Well, for starters their target audience is easy to define and relatively homogenous in its interests. If you look at the agenda for the newly-founded Oracle on Windows SIG you see the topics you would expect - availability, performance tuning, monitoring. DBA stuff is DBA stuff, only the peculiarities of the OS change. There is a large corps of excellent non-Oracle speakers, many of them "names" in the community.
The Development Engineering (Tools) SIG is different. The need for brackets says it all. Our audience is diffuse, our remit broad, our focus fuzzy. The community is diffuse, split between many different programming tools and job descriptions.
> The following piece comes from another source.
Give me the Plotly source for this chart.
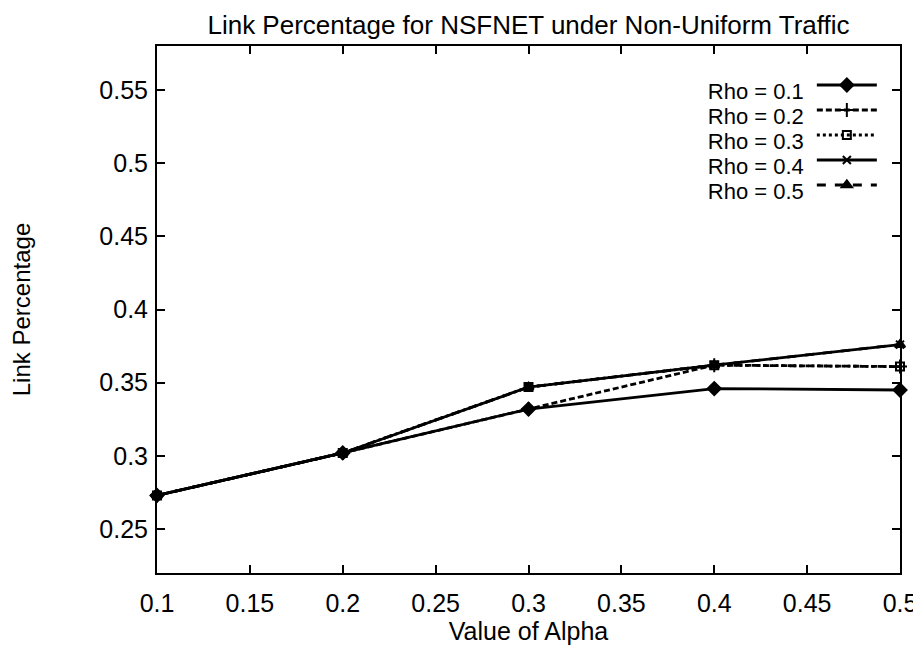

It is hard to put together an agenda that will appeal to enough people that they will take a day out of their working schedule to attend. A VB.Net code monkey is unlikely to be interested in an agenda of mainly Oracle Forms presentations with a single talk on ADO. This is exacerbated by the trend towards platform agnosticism: J2EE developers tend to regard databases with distaste: they are closed, proprietary, difficult, non-extensible, nasty things. The whole point of frameworks like Spring and Hibernate is to shield Java developers from the database, so why would they want to attend, let alone speak at, a meeting dedicated to the Oracle database?
(Lack of) Conclusion
How I solve this conundrum is a different matter. It's been acknowledged for years that the UKOUG is failing to reach the developer community, and this failure extends beyond just the DE SIG: papers in the Development stream for this year's Conference constituted a scant 4% of the total submissions. Perhaps the problem is that there is no "Oracle developer community", just lots of people who develop stuff that happens to run against Oracle databases.
Anyway, for the moment at least I can relax. I have a SIG meeting with a full agenda to chair. But I know the satisfaction of organising a successful SIG will last until approximately 20th September. Then it will be replaced by the sinking realisation that it has to be done all over again.